I'm happily reading O'Reilly's "Information Architecture for the world
wide web", and happy someone else sees a few of the same issues that bug
me. The wiki is great for draft content but unless it is kept to some
structure it devolves to something even old time users have to use the
search feature on.
For example, i've posted a page and noted that it is very much in draft.
Fee free to edit it as you see fit! When it looks good we'll work
towards integrating it into a more fixed location and document.
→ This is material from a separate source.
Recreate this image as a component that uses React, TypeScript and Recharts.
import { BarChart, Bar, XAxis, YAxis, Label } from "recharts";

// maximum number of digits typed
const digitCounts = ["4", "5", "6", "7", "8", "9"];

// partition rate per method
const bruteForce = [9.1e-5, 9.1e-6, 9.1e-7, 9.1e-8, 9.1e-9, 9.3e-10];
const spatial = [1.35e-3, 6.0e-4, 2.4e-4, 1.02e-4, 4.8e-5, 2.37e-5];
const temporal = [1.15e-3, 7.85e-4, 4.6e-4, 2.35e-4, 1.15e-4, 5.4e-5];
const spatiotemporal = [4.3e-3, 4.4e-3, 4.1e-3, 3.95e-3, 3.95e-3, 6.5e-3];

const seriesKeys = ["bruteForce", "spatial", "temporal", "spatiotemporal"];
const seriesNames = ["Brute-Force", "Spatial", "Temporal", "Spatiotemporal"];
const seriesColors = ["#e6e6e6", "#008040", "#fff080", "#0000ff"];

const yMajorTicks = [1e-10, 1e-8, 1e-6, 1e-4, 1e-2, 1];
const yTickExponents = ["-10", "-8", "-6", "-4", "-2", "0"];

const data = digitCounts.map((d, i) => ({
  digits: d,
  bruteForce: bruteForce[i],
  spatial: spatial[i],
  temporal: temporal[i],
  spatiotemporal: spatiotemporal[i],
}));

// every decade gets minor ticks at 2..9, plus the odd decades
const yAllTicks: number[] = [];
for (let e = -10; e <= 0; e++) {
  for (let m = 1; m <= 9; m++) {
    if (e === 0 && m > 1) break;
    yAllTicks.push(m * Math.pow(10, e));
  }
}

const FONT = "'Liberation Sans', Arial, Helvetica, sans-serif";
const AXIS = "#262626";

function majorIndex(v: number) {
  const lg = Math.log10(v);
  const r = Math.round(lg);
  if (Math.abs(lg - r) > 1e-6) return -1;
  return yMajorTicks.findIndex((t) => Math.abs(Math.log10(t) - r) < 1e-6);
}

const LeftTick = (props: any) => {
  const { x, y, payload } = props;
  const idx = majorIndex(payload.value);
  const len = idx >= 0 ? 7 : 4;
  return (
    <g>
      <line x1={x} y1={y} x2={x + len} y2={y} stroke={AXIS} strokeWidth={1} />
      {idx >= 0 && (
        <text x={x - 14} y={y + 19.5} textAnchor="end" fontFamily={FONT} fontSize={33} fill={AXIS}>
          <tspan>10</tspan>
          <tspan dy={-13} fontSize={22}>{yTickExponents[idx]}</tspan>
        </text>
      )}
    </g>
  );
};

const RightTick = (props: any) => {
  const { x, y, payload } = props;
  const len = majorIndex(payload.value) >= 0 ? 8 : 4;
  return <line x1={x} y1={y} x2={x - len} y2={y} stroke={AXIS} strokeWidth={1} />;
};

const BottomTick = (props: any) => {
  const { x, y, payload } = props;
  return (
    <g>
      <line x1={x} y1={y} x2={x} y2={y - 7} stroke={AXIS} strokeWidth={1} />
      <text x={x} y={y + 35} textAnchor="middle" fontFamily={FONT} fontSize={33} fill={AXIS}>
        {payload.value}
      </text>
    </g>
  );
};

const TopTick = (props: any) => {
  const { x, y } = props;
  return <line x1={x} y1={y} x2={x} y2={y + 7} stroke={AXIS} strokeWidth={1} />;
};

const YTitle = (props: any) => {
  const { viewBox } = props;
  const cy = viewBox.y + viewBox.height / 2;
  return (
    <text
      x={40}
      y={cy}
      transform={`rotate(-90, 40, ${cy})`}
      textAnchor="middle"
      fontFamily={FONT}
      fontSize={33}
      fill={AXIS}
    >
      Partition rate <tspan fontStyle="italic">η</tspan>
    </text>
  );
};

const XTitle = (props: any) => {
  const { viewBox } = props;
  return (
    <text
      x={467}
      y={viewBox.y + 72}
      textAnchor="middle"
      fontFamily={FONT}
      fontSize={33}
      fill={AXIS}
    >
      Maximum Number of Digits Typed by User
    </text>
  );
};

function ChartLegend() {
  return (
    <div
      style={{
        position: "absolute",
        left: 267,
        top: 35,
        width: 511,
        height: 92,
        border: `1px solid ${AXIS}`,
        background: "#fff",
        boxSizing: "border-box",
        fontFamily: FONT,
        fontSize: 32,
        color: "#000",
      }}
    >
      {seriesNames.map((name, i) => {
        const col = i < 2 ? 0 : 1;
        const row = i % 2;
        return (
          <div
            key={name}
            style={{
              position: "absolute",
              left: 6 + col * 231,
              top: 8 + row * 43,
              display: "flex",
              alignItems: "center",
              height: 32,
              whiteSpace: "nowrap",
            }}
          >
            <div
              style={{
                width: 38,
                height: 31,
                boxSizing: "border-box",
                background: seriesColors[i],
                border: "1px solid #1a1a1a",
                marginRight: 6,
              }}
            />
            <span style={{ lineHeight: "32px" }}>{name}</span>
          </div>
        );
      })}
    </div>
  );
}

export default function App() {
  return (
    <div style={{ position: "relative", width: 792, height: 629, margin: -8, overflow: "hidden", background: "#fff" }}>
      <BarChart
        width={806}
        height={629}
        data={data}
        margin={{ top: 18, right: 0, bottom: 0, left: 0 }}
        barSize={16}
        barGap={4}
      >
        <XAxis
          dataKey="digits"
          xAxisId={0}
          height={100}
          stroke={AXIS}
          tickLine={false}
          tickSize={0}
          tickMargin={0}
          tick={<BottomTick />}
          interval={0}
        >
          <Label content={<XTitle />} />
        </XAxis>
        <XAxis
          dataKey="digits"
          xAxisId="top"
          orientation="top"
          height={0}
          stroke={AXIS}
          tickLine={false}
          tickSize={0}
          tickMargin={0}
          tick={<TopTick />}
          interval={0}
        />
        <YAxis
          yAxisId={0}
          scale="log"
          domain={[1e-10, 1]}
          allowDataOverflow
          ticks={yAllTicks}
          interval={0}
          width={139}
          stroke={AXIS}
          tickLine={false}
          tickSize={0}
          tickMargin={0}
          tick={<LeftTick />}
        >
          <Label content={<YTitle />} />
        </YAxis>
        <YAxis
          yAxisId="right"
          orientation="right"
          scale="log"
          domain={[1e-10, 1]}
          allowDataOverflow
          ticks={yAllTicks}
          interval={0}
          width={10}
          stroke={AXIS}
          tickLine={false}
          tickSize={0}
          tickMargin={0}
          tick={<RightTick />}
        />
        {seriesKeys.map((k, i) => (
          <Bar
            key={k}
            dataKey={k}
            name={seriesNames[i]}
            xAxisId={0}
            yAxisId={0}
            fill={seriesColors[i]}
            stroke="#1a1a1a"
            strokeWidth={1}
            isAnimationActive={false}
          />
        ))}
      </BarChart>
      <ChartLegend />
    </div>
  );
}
My opinion, for what it's worth, is moving towards a CMS. The wiki is
great for collaborative thinking but there does need to be a more guided
hand on the presentation to the users. We are currently having to deal
with one wiki-mess and I'd prefer to learn our lesson now that just
repeat the problem behavior.
Think of it as a process flow. On IRC and the e-mail list pretty much
anyone can suggest anything. Some brave soul takes those notes and
suggestions and writes the draft wiki page. Others comment, critique,
and correct. Near the end of term Marketing, Docs, and Graphics teams
are engaged to help the soon to be birthed page fit into the existing
schema and docs process. Finally the page is moved to a CMS where some
few QA folks have edit rights if errors or issues are found.
From the outside, a potential volunteer looks at Fedora QA and sees a
coherent, easy to learn from, and easy to use web presence that let's
them quickly come up to speed on putting their skills and interests to work.
In the past week I have connected with 2 different coders who were
looking to donate some time and expertise. Awesome! Do we really have a
web site that makes their transition as fast and painless as possible so
they can come on in and get to work?
So here's a confession; I make the same mistakes on the pages I create.
A few people have come back with questions or pointing out unclear
wording. Thanks! If one person doing a single short page needs help; how
much more do we as a team need the same for the entire QA web presence?
I strongly urge us to keep the openness of the wiki for collaboration
but move to some organized stability on the external web presence.